## WHAT THIS TASK INVOLVES
Starting at the first line of the listing below, retype each line up to and including the one that contains "0.81, 0.83, 0.85, 0.88, 0.91, 0.95, 0.99, 1.05, 1.15];". Leave pictures out.

=== DATA SECTION ===

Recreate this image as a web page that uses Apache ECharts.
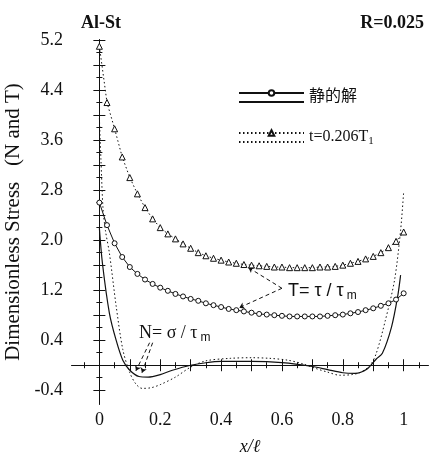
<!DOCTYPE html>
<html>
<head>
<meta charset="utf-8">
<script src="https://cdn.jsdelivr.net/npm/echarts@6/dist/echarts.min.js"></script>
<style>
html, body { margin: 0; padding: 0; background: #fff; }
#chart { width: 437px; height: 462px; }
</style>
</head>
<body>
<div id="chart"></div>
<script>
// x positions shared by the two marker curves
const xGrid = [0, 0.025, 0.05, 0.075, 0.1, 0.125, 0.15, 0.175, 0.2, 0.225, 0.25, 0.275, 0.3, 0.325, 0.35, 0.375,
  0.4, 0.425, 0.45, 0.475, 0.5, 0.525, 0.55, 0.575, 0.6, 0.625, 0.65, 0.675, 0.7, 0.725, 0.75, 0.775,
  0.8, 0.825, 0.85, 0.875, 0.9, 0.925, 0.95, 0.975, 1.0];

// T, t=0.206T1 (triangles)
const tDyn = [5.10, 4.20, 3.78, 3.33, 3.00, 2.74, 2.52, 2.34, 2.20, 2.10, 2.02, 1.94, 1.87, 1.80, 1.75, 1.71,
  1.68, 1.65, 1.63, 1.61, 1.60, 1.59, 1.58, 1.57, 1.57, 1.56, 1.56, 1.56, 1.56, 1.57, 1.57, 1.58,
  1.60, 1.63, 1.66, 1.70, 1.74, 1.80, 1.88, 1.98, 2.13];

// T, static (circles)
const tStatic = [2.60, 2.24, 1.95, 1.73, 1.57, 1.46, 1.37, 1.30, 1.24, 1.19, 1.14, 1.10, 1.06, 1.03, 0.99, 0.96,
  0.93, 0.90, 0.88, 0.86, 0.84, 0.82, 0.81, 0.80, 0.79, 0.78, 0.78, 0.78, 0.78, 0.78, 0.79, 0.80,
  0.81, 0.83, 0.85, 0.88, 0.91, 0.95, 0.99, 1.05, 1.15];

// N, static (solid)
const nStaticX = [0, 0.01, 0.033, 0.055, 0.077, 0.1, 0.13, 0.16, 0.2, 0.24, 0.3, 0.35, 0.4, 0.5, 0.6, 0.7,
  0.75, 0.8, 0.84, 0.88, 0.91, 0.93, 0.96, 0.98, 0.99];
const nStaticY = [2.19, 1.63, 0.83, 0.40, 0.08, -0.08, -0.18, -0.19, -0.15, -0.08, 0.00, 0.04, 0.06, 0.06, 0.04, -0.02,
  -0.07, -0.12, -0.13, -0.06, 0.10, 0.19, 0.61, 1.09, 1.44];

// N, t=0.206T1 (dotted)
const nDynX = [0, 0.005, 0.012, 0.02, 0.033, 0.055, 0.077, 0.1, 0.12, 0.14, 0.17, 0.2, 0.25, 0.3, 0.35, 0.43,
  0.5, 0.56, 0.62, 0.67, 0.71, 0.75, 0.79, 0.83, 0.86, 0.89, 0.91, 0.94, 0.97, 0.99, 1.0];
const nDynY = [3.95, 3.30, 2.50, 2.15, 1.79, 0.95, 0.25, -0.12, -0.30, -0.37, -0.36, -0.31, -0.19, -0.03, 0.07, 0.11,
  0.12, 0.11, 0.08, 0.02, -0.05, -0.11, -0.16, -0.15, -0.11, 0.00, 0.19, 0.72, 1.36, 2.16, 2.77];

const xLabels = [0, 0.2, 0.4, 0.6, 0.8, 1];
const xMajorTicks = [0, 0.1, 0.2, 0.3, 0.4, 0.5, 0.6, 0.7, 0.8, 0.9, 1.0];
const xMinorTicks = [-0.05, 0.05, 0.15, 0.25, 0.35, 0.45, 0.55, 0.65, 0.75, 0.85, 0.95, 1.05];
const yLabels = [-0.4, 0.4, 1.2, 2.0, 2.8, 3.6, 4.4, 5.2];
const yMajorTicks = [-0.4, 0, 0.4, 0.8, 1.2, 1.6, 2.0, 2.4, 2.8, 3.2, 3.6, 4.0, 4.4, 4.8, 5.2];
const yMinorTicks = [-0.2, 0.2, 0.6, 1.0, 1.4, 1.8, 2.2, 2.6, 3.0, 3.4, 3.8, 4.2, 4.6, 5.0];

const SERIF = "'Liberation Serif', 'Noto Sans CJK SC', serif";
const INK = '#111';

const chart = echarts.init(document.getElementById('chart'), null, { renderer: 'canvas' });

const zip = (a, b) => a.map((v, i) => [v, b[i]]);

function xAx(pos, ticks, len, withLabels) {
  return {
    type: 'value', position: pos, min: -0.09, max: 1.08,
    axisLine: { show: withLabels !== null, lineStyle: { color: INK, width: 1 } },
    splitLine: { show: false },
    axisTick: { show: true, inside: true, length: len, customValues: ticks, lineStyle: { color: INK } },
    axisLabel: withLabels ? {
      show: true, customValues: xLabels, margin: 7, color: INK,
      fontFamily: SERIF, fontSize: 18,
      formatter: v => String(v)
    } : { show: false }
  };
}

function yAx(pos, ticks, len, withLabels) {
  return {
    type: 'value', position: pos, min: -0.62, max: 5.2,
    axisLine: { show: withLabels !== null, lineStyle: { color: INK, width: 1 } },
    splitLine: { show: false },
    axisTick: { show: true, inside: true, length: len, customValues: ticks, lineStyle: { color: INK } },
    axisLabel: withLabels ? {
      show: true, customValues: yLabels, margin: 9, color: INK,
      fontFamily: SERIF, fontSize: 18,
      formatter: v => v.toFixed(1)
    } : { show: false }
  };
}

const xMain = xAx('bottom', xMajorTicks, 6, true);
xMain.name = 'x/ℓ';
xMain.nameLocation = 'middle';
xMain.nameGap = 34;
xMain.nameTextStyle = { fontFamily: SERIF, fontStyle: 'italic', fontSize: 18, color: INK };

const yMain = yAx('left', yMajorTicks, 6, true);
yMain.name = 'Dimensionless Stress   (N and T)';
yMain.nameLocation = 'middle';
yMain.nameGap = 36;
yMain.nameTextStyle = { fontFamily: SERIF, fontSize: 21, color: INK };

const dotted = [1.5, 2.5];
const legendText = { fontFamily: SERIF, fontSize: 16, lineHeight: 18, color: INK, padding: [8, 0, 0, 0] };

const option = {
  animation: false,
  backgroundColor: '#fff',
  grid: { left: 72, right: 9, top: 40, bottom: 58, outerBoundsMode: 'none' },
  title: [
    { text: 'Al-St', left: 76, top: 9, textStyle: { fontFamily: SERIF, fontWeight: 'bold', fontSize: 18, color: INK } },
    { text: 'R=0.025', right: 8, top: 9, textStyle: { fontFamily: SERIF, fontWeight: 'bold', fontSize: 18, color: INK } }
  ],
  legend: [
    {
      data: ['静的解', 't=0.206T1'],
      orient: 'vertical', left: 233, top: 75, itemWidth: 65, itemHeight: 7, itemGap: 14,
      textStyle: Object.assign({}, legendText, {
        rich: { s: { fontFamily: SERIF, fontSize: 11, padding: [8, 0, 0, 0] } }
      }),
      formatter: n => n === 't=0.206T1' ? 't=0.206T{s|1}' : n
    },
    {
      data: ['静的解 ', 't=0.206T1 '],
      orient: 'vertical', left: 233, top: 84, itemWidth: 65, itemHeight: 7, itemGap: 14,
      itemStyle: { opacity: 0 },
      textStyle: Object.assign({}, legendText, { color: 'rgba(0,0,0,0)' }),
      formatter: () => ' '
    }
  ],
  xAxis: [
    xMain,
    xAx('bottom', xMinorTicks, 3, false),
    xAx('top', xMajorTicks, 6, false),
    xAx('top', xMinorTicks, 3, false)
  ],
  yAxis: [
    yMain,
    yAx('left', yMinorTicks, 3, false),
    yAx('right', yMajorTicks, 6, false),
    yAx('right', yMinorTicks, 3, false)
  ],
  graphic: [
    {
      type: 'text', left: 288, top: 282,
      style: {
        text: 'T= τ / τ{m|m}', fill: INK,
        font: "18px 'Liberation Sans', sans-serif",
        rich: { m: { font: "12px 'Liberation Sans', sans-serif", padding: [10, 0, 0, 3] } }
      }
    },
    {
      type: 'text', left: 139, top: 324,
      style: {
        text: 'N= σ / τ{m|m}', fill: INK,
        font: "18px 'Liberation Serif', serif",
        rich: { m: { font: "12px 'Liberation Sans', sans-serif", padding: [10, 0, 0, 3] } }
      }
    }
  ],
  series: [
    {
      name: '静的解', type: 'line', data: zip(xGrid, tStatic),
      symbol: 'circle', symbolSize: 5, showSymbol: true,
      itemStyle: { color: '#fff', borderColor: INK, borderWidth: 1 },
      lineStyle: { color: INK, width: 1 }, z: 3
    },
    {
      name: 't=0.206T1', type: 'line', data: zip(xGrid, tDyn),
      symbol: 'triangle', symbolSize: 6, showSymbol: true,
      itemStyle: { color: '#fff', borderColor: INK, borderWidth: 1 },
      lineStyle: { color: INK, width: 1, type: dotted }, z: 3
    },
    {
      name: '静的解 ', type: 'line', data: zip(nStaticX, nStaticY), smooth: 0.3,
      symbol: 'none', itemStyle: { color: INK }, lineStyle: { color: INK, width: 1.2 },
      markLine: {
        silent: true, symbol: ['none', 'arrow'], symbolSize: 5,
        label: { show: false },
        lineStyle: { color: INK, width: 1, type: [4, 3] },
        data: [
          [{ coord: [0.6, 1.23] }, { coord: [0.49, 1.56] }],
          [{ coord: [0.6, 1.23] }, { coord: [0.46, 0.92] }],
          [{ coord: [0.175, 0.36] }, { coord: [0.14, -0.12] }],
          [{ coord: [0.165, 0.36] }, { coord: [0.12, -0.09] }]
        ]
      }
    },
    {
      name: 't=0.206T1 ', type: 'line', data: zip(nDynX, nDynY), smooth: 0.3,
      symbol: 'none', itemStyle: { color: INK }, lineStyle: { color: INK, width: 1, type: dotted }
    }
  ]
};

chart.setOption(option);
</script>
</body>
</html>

===

## TASK SOLUTION
Recreate this image as a web page that uses Apache ECharts.
<!DOCTYPE html>
<html>
<head>
<meta charset="utf-8">
<script src="https://cdn.jsdelivr.net/npm/echarts@6/dist/echarts.min.js"></script>
<style>
html, body { margin: 0; padding: 0; background: #fff; }
#chart { width: 437px; height: 462px; }
</style>
</head>
<body>
<div id="chart"></div>
<script>
// x positions shared by the two marker curves
const xGrid = [0, 0.025, 0.05, 0.075, 0.1, 0.125, 0.15, 0.175, 0.2, 0.225, 0.25, 0.275, 0.3, 0.325, 0.35, 0.375,
  0.4, 0.425, 0.45, 0.475, 0.5, 0.525, 0.55, 0.575, 0.6, 0.625, 0.65, 0.675, 0.7, 0.725, 0.75, 0.775,
  0.8, 0.825, 0.85, 0.875, 0.9, 0.925, 0.95, 0.975, 1.0];

// T, t=0.206T1 (triangles)
const tDyn = [5.10, 4.20, 3.78, 3.33, 3.00, 2.74, 2.52, 2.34, 2.20, 2.10, 2.02, 1.94, 1.87, 1.80, 1.75, 1.71,
  1.68, 1.65, 1.63, 1.61, 1.60, 1.59, 1.58, 1.57, 1.57, 1.56, 1.56, 1.56, 1.56, 1.57, 1.57, 1.58,
  1.60, 1.63, 1.66, 1.70, 1.74, 1.80, 1.88, 1.98, 2.13];

// T, static (circles)
const tStatic = [2.60, 2.24, 1.95, 1.73, 1.57, 1.46, 1.37, 1.30, 1.24, 1.19, 1.14, 1.10, 1.06, 1.03, 0.99, 0.96,
  0.93, 0.90, 0.88, 0.86, 0.84, 0.82, 0.81, 0.80, 0.79, 0.78, 0.78, 0.78, 0.78, 0.78, 0.79, 0.80,
  0.81, 0.83, 0.85, 0.88, 0.91, 0.95, 0.99, 1.05, 1.15];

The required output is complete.